* [Given exercise]
Your task is to transcribe all of the data below exactly, omitting the images.
— begin Data —
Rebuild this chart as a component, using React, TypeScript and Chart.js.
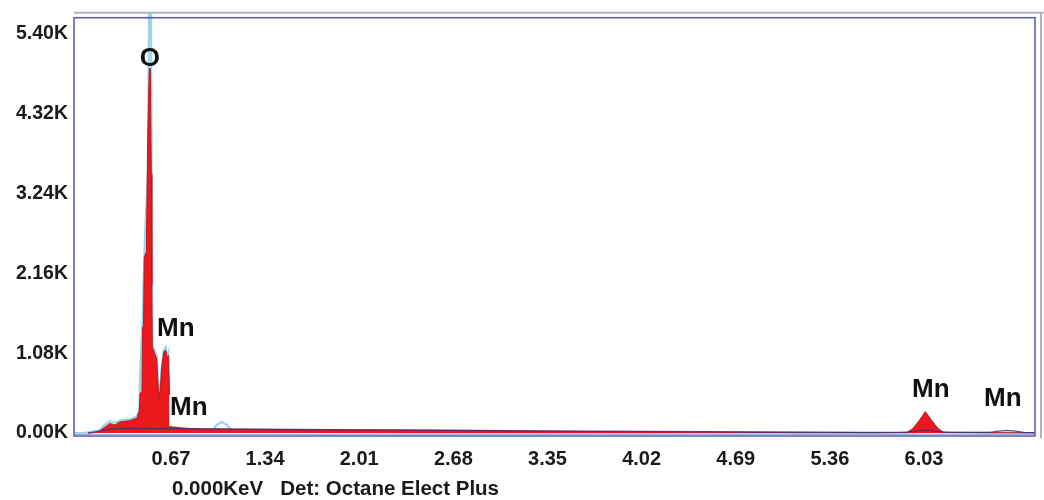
import React, { useEffect, useRef } from "react";
import { Chart, registerables } from "chart.js";

Chart.register(...registerables);

// EDS spectrum: energy (keV) vs counts
const spectrumKeV = [
  0.078, 0.135, 0.164, 0.199, 0.235, 0.270, 0.306, 0.377, 0.427, 0.445, 0.450,
  0.463, 0.468, 0.475, 0.480, 0.495, 0.505, 0.516, 0.523, 0.530, 0.534, 0.537,
  0.569, 0.577, 0.584, 0.594, 0.605, 0.619, 0.633, 0.644, 0.651, 0.657, 0.664,
  0.676, 0.733, 0.875, 1.16, 1.59, 2.30, 3.01, 3.72, 4.43, 5.14, 5.72, 5.91,
  5.95, 6.00, 6.04, 6.08, 6.13, 6.17, 6.50, 6.82,
];
const spectrumCounts = [
  0, 5, 30, 80, 130, 110, 150, 170, 200, 300, 540,
  560, 1430, 1450, 2380, 2450, 4000, 4930, 4930, 3500, 2000, 1160,
  1000, 700, 450, 600, 900, 1100, 1120, 1000, 1050, 700, 150,
  80, 70, 55, 50, 45, 40, 30, 20, 12, 6, 4, 10,
  60, 180, 290, 180, 60, 10, 5, 4,
];

// Overlay spectrum (outline)
const overlayKeV = [
  -0.02, 0.05, 0.164, 0.199, 0.235, 0.270, 0.306, 0.377, 0.427, 0.445, 0.450,
  0.468, 0.484, 0.505, 0.512, 0.517, 0.524, 0.530, 0.537, 0.569, 0.577, 0.584,
  0.594, 0.605, 0.619, 0.633, 0.644, 0.651, 0.657, 0.664, 0.676, 0.77, 0.91,
  0.968, 0.996, 1.032, 1.068, 1.096, 1.16, 2.30, 3.72, 5.14, 5.86, 6.04, 6.21,
  6.82,
];
const overlayCounts = [
  0, 0, 40, 110, 160, 140, 170, 190, 220, 320, 750,
  1500, 2600, 3500, 5000, 7000, 7000, 5000, 1200, 1050, 730, 480,
  620, 920, 1120, 1160, 1020, 1070, 720, 170, 90, 50, 35,
  40, 110, 150, 110, 40, 20, 10, 5, 2, 0, 15, 5,
  0,
];

// Background fit
const backgroundKeV = [
  0.08, 0.16, 0.24, 0.38, 0.52, 0.75, 1.05, 1.55, 2.05, 2.65, 3.25, 4.05, 4.85,
  5.55, 5.90, 5.98, 6.04, 6.10, 6.18, 6.50, 6.56, 6.62, 6.68, 6.74, 6.82,
];
const backgroundCounts = [
  0, 25, 55, 65, 60, 58, 55, 48, 44, 38, 30, 22, 14,
  8, 10, 30, 40, 30, 10, 8, 25, 35, 25, 8, 6,
];

const xTickValues = [0.67, 1.34, 2.01, 2.68, 3.35, 4.02, 4.69, 5.36, 6.03];
const yTickValues = [0, 1080, 2160, 3240, 4320, 5400];

// Element markers: symbol, energy (keV), label height (counts)
const peakLabels: [string, number, number][] = [
  ["O", 0.52, 5063],
  ["Mn", 0.705, 1404],
  ["Mn", 0.797, 338],
  ["Mn", 6.078, 580],
  ["Mn", 6.591, 459],
];

const statusText = "0.000KeV   Det: Octane Elect Plus";

const toPoints = (xs: number[], ys: number[]) =>
  xs.map((x, i) => ({ x, y: ys[i] }));

const FONT = "'Liberation Sans', Arial, sans-serif";

const decorPlugin = {
  id: "spectrumDecor",
  afterDatasetsDraw(chart: any) {
    const { ctx, chartArea, scales } = chart;
    const { left, right, top, bottom } = chartArea;
    ctx.save();

    // outer grey rule
    ctx.strokeStyle = "rgb(178,178,198)";
    ctx.lineWidth = 2;
    ctx.beginPath();
    ctx.moveTo(left, top - 5);
    ctx.lineTo(chart.width, top - 5);
    ctx.moveTo(right + 6, top - 5);
    ctx.lineTo(right + 6, bottom + 2);
    ctx.stroke();

    // plot frame
    ctx.strokeStyle = "rgb(88,88,172)";
    ctx.lineWidth = 1.5;
    ctx.strokeRect(left, top, right - left, bottom - top);
    ctx.strokeStyle = "rgba(120,120,200,0.6)";
    ctx.lineWidth = 1;
    ctx.beginPath();
    ctx.moveTo(left, bottom - 1.5);
    ctx.lineTo(right, bottom - 1.5);
    ctx.stroke();

    // element labels
    ctx.font = `bold 26px ${FONT}`;
    ctx.textAlign = "center";
    ctx.textBaseline = "middle";
    peakLabels.forEach(([sym, e, c], i) => {
      const px = scales.x.getPixelForValue(e);
      const py = scales.y.getPixelForValue(c);
      if (i === 2) {
        const w = ctx.measureText(sym).width;
        ctx.fillStyle = "#ffffff";
        ctx.fillRect(px - w / 2 - 1, py - 13, w + 4, 31);
      }
      ctx.fillStyle = "#111111";
      ctx.fillText(sym, px, py);
    });

    // status line under the axis
    ctx.font = `bold 20.5px ${FONT}`;
    ctx.textAlign = "left";
    ctx.fillStyle = "#1a1a1a";
    ctx.fillText(statusText, 172, 489);
    ctx.restore();
  },
};

export default function App() {
  const canvasRef = useRef<HTMLCanvasElement | null>(null);

  useEffect(() => {
    const canvas = canvasRef.current;
    if (!canvas) return;
    const chart = new Chart(canvas, {
      type: "line",
      data: {
        datasets: [
          {
            label: "Background",
            data: toPoints(backgroundKeV, backgroundCounts),
            borderColor: "rgba(70,45,130,0.85)",
            borderWidth: 1.3,
            pointRadius: 0,
            fill: false,
            tension: 0,
          },
          {
            label: "Spectrum",
            data: toPoints(spectrumKeV, spectrumCounts),
            borderColor: "rgb(185,28,32)",
            backgroundColor: "rgb(236,24,30)",
            borderWidth: 1,
            pointRadius: 0,
            fill: "origin",
            tension: 0,
          },
          {
            label: "Overlay",
            data: toPoints(overlayKeV, overlayCounts),
            borderColor: "rgb(150,214,232)",
            borderWidth: 2.2,
            pointRadius: 0,
            fill: false,
            tension: 0,
            clip: { left: 0, top: 5, right: 0, bottom: 0 } as any,
          },
        ],
      },
      options: {
        animation: false,
        responsive: false,
        devicePixelRatio: 1,
        layout: { padding: { top: 17, right: 9, left: 0, bottom: 0 } },
        plugins: {
          legend: { display: false },
          tooltip: { enabled: false },
        },
        scales: {
          x: {
            type: "linear",
            min: -0.02,
            max: 6.82,
            grid: { display: false },
            border: { display: false },
            afterBuildTicks: (scale: any) => {
              scale.ticks = xTickValues.map((v) => ({ value: v }));
            },
            afterFit: (scale: any) => {
              scale.height = 64;
            },
            ticks: {
              autoSkip: false,
              maxRotation: 0,
              padding: 3,
              color: "#1a1a1a",
              font: { family: FONT, size: 20, weight: "bold" },
              callback: (v: any) => Number(v).toFixed(2),
            },
          },
          y: {
            type: "linear",
            min: -40,
            max: 5616,
            grid: { display: false, drawTicks: false },
            border: { display: false },
            afterBuildTicks: (scale: any) => {
              scale.ticks = yTickValues.map((v) => ({ value: v }));
            },
            afterFit: (scale: any) => {
              scale.width = 74;
            },
            ticks: {
              autoSkip: false,
              padding: 6,
              color: "#1a1a1a",
              font: { family: FONT, size: 19.5, weight: "bold" },
              callback: (v: any) => (Number(v) / 1000).toFixed(2) + "K",
            },
          },
        },
      },
      plugins: [decorPlugin],
    });
    return () => chart.destroy();
  }, []);

  return (
    <div style={{ position: "absolute", left: 0, top: 0, width: 1044, height: 500, background: "#ffffff" }}>
      <canvas ref={canvasRef} width={1044} height={500} style={{ display: "block" }} />
    </div>
  );
}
— end Data —
* [Correct output]
Rebuild this chart as a component, using React, TypeScript and Chart.js.
import React, { useEffect, useRef } from "react";
import { Chart, registerables } from "chart.js";

Chart.register(...registerables);

// EDS spectrum: energy (keV) vs counts
const spectrumKeV = [
  0.078, 0.135, 0.164, 0.199, 0.235, 0.270, 0.306, 0.377, 0.427, 0.445, 0.450,
  0.463, 0.468, 0.475, 0.480, 0.495, 0.505, 0.516, 0.523, 0.530, 0.534, 0.537,
  0.569, 0.577, 0.584, 0.594, 0.605, 0.619, 0.633, 0.644, 0.651, 0.657, 0.664,
  0.676, 0.733, 0.875, 1.16, 1.59, 2.30, 3.01, 3.72, 4.43, 5.14, 5.72, 5.91,
  5.95, 6.00, 6.04, 6.08, 6.13, 6.17, 6.50, 6.82,
];
const spectrumCounts = [
  0, 5, 30, 80, 130, 110, 150, 170, 200, 300, 540,
  560, 1430, 1450, 2380, 2450, 4000, 4930, 4930, 3500, 2000, 1160,
  1000, 700, 450, 600, 900, 1100, 1120, 1000, 1050, 700, 150,
  80, 70, 55, 50, 45, 40, 30, 20, 12, 6, 4, 10,
  60, 180, 290, 180, 60, 10, 5, 4,
];

// Overlay spectrum (outline)
const overlayKeV = [
  -0.02, 0.05, 0.164, 0.199, 0.235, 0.270, 0.306, 0.377, 0.427, 0.445, 0.450,
  0.468, 0.484, 0.505, 0.512, 0.517, 0.524, 0.530, 0.537, 0.569, 0.577, 0.584,
  0.594, 0.605, 0.619, 0.633, 0.644, 0.651, 0.657, 0.664, 0.676, 0.77, 0.91,
  0.968, 0.996, 1.032, 1.068, 1.096, 1.16, 2.30, 3.72, 5.14, 5.86, 6.04, 6.21,
  6.82,
];
const overlayCounts = [
  0, 0, 40, 110, 160, 140, 170, 190, 220, 320, 750,
  1500, 2600, 3500, 5000, 7000, 7000, 5000, 1200, 1050, 730, 480,
  620, 920, 1120, 1160, 1020, 1070, 720, 170, 90, 50, 35,
  40, 110, 150, 110, 40, 20, 10, 5, 2, 0, 15, 5,
  0,
];

// Background fit
const backgroundKeV = [
  0.08, 0.16, 0.24, 0.38, 0.52, 0.75, 1.05, 1.55, 2.05, 2.65, 3.25, 4.05, 4.85,
  5.55, 5.90, 5.98, 6.04, 6.10, 6.18, 6.50, 6.56, 6.62, 6.68, 6.74, 6.82,
];
const backgroundCounts = [
  0, 25, 55, 65, 60, 58, 55, 48, 44, 38, 30, 22, 14,
  8, 10, 30, 40, 30, 10, 8, 25, 35, 25, 8, 6,
];

const xTickValues = [0.67, 1.34, 2.01, 2.68, 3.35, 4.02, 4.69, 5.36, 6.03];
const yTickValues = [0, 1080, 2160, 3240, 4320, 5400];

// Element markers: symbol, energy (keV), label height (counts)
const peakLabels: [string, number, number][] = [
  ["O", 0.52, 5063],
  ["Mn", 0.705, 1404],
  ["Mn", 0.797, 338],
  ["Mn", 6.078, 580],
  ["Mn", 6.591, 459],
];

const statusText = "0.000KeV   Det: Octane Elect Plus";

const toPoints = (xs: number[], ys: number[]) =>
  xs.map((x, i) => ({ x, y: ys[i] }));

const FONT = "'Liberation Sans', Arial, sans-serif";

const decorPlugin = {
  id: "spectrumDecor",
  afterDatasetsDraw(chart: any) {
    const { ctx, chartArea, scales } = chart;
    const { left, right, top, bottom } = chartArea;
    ctx.save();

    // outer grey rule
    ctx.strokeStyle = "rgb(178,178,198)";
    ctx.lineWidth = 2;
    ctx.beginPath();
    ctx.moveTo(left, top - 5);
    ctx.lineTo(chart.width, top - 5);
    ctx.moveTo(right + 6, top - 5);
    ctx.lineTo(right + 6, bottom + 2);
    ctx.stroke();

    // plot frame
    ctx.strokeStyle = "rgb(88,88,172)";
    ctx.lineWidth = 1.5;
    ctx.strokeRect(left, top, right - left, bottom - top);
    ctx.strokeStyle = "rgba(120,120,200,0.6)";
    ctx.lineWidth = 1;
    ctx.beginPath();
    ctx.moveTo(left, bottom - 1.5);
    ctx.lineTo(right, bottom - 1.5);
    ctx.stroke();

    // element labels
    ctx.font = `bold 26px ${FONT}`;
    ctx.textAlign = "center";
    ctx.textBaseline = "middle";
    peakLabels.forEach(([sym, e, c], i) => {
      const px = scales.x.getPixelForValue(e);
      const py = scales.y.getPixelForValue(c);
      if (i === 2) {
        const w = ctx.measureText(sym).width;
        ctx.fillStyle = "#ffffff";
        ctx.fillRect(px - w / 2 - 1, py - 13, w + 4, 31);
      }
      ctx.fillStyle = "#111111";
      ctx.fillText(sym, px, py);
    });

    // status line under the axis
    ctx.font = `bold 20.5px ${FONT}`;
    ctx.textAlign = "left";
    ctx.fillStyle = "#1a1a1a";
    ctx.fillText(statusText, 172, 489);
    ctx.restore();
  },
};

export default function App() {
  const canvasRef = useRef<HTMLCanvasElement | null>(null);

  useEffect(() => {
    const canvas = canvasRef.current;
    if (!canvas) return;
    const chart = new Chart(canvas, {
      type: "line",
      data: {
        datasets: [
          {
            label: "Background",
            data: toPoints(backgroundKeV, backgroundCounts),
            borderColor: "rgba(70,45,130,0.85)",
            borderWidth: 1.3,
            pointRadius: 0,
            fill: false,
            tension: 0,
          },
          {
            label: "Spectrum",
            data: toPoints(spectrumKeV, spectrumCounts),
            borderColor: "rgb(185,28,32)",
            backgroundColor: "rgb(236,24,30)",
            borderWidth: 1,
            pointRadius: 0,
            fill: "origin",
            tension: 0,
          },
          {
            label: "Overlay",
            data: toPoints(overlayKeV, overlayCounts),
            borderColor: "rgb(150,214,232)",
            borderWidth: 2.2,
            pointRadius: 0,
            fill: false,
            tension: 0,
            clip: { left: 0, top: 5, right: 0, bottom: 0 } as any,
          },
        ],
      },
      options: {
        animation: false,
        responsive: false,
        devicePixelRatio: 1,
        layout: { padding: { top: 17, right: 9, left: 0, bottom: 0 } },
        plugins: {
          legend: { display: false },
          tooltip: { enabled: false },
        },
        scales: {
          x: {
            type: "linear",
            min: -0.02,
            max: 6.82,
            grid: { display: false },
            border: { display: false },
            afterBuildTicks: (scale: any) => {
              scale.ticks = xTickValues.map((v) => ({ value: v }));
            },
            afterFit: (scale: any) => {
              scale.height = 64;
            },
            ticks: {
              autoSkip: false,
              maxRotation: 0,
              padding: 3,
              color: "#1a1a1a",
              font: { family: FONT, size: 20, weight: "bold" },
              callback: (v: any) => Number(v).toFixed(2),
            },
          },
          y: {
            type: "linear",
            min: -40,
            max: 5616,
            grid: { display: false, drawTicks: false },
            border: { display: false },
            afterBuildTicks: (scale: any) => {
              scale.ticks = yTickValues.map((v) => ({ value: v }));
            },
            afterFit: (scale: any) => {
              scale.width = 74;
            },
            ticks: {
              autoSkip: false,
              padding: 6,
              color: "#1a1a1a",
              font: { family: FONT, size: 19.5, weight: "bold" },
              callback: (v: any) => (Number(v) / 1000).toFixed(2) + "K",
            },
          },
        },
      },
      plugins: [decorPlugin],
    });
    return () => chart.destroy();
  }, []);

  return (
    <div style={{ position: "absolute", left: 0, top: 0, width: 1044, height: 500, background: "#ffffff" }}>
      <canvas ref={canvasRef} width={1044} height={500} style={{ display: "block" }} />
    </div>
  );
}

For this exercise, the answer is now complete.